Ben did such a good job on the first tour we took that we decided to hire him the next day for a ride over to Marangu and a hike up to the gate of Mt. Kilimanjaro National Park. Up until that morning, Kili had remained hidden behind a shield of thunderheads, but it finally had revealed itself early Friday. How spectacular! To see the snow and glacier capped peak while standing in a hot field outside Moshi, there is truly something magical in that. By the time we load up and ride over to Marangu, it's hidden again, and won't reveal itself all day. No matter, because we had a fantastic hike through stream filled mountain valleys, past waterfalls, and finally to the park, where officials allow you to go to the trail-head and see groups about to start their hike, as well as groups coming back down. We witnessed a group of 27 Iranians starting up. They were very friendly, joking with each other and with us... they said they left the atomic bomb at home. Meanwhile, an exhausted group of Britons trudged out of the forest, red noses and hands, and generally looking miserable. We talked to one woman while the rest lit cigarettes and commiserated with each other. She said it was interesting, but she'd never do it again. When are you going, she asked. When we replied that this was as far as we'd get, she said, "Sensible people."
We've been hiking out daily to meet with a group of local artists who work near the highway. Cierra found a couple of paintings she liked, and commissioned another matching one so we could have a set of three when we get back. It took several days for the painting of a zebra to be finished, but when done it was beautiful, the best of the three.
Being muzungus in Africa has brought us as close to celebrity status as either of us will ever be. Everybody wants to say hello, shake your hand, and get your attention. It's nice, sweet, and a bit exhausting too. It seems that around 50% of the people who want to converse with you end up asking you for money or food, but you want to leave yourself open to speaking with everyone to meet all the interesting people who just want to talk. Still, there is a certain tightening in the stomach when you hear "Karibou, my friend! How are you?" The sweeter the opening, the more likely accompanied by an outstretched hand, palm up, which we usually shake anyway. Celebrity muzungus can be a bit unnerved by a forcefully happy reception too, as when I was met by a mob of shrieking children who all wanted to high-five, shake hands, and hold my hand as we walked down the street. As I watched their overly enthusiastic charge towards me, part of me wanted to turn and run from them. Thank goodness their intentions were benign.
Frequent visits to the Internet cafe have brought news that Mikey is doing somewhat better, eating more and feeling better than he had a few days before. Hopefully he can continue to improve, but I think Cierra and I are guarded about starting to hope for too much. We've still got three and a half months on the road, a long time for him to hold out. But the most important thing is what's ok for him, and right now, he's still happy, so we take it a day at a time.
Our departure from Moshi keeps getting pushed back because we're having too much fun with Mwasi and Amina.

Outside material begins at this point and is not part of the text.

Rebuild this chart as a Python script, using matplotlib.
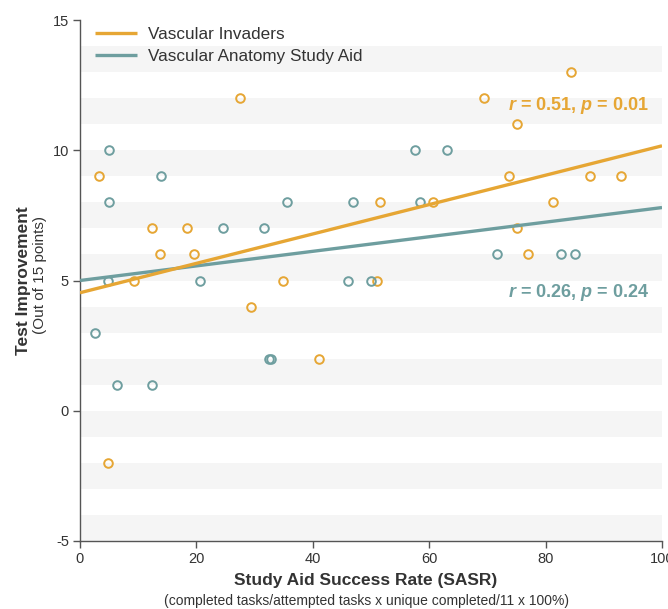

Saturday is the day when the family goes to church, has a big lunch and generally just hangs out all day. We're invited and eager to find out what an African Christian service will be like. Unfortunately, this Saturday Phillip's church chose to congregate at another location, so the family didn't go, and consequently we didn't either. But we sat around in their home all morning and the kids climbed all over us until we were just about ready for a nap. Then, lunch, and afterwards, a walk into town to buy bus tickets for tomorrow to our next stop, Lushoto.